BE IT REMEMBERED, That on the sixth
(L. S.) day of June, in the forty-fourth year of the Independence of the United States of America, SAMUEL G. GOODRICH, of the said district, hath deposited in this Office the title of a book, the right whereof he claims as proprietor, in the words following, to wit:
"Blair's Lectures on Rhetoric and Belles-Lettres, "reduced to Question and Answer. By Rev.

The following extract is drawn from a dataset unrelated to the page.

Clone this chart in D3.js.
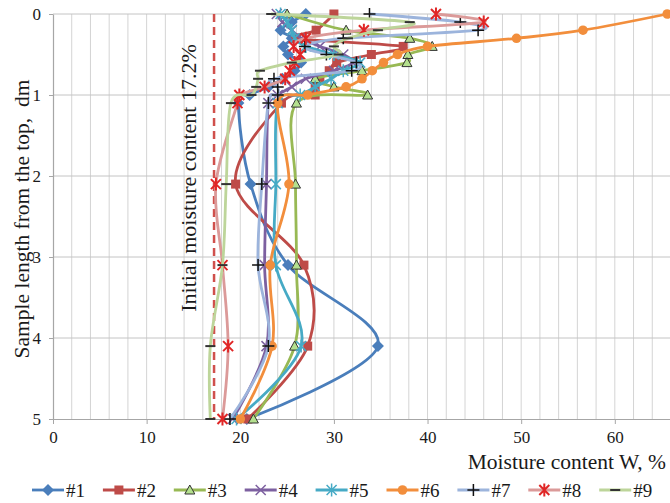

John "Marsh."
In conformity to the Act of the Congress of the United States, entitled, "An Act for the encouragement of learning, by securing the copies of Maps, Charts, and Books, to the authors and proprietors of such copies, during the times therein mentioned."
CHAS. A. INGERSOLL, Clerk of the District of Connecticut. A true copy of record, examined and sealed by me. CHAS. A. INGERSOLL,
Clerk of the District of Connecticut.
E. Clark, Print. Middletown.
RHETORIC AND BELLES-LETTRES.
Q. WHAT is Taste?
A. The power of receiving pleasure or pain from the beauties or deformities of nature and of art.
Q. Is it an internal sense, or an exercise of reason?
A. It is an internal sense; but reason assists Taste in many of its operations, and serves to enlarge its power.
Q. Is it common to all men ?
A. It is, in some degree.
Q. How are the rudiments of Taste discoverable in children?
A. In their fondness for regular bodies, and in their admiration of pictures and statues. Q. How, in savages of the wilderness?
A. In their ornaments of dress, their war and their death songs, their harangues, and their orators.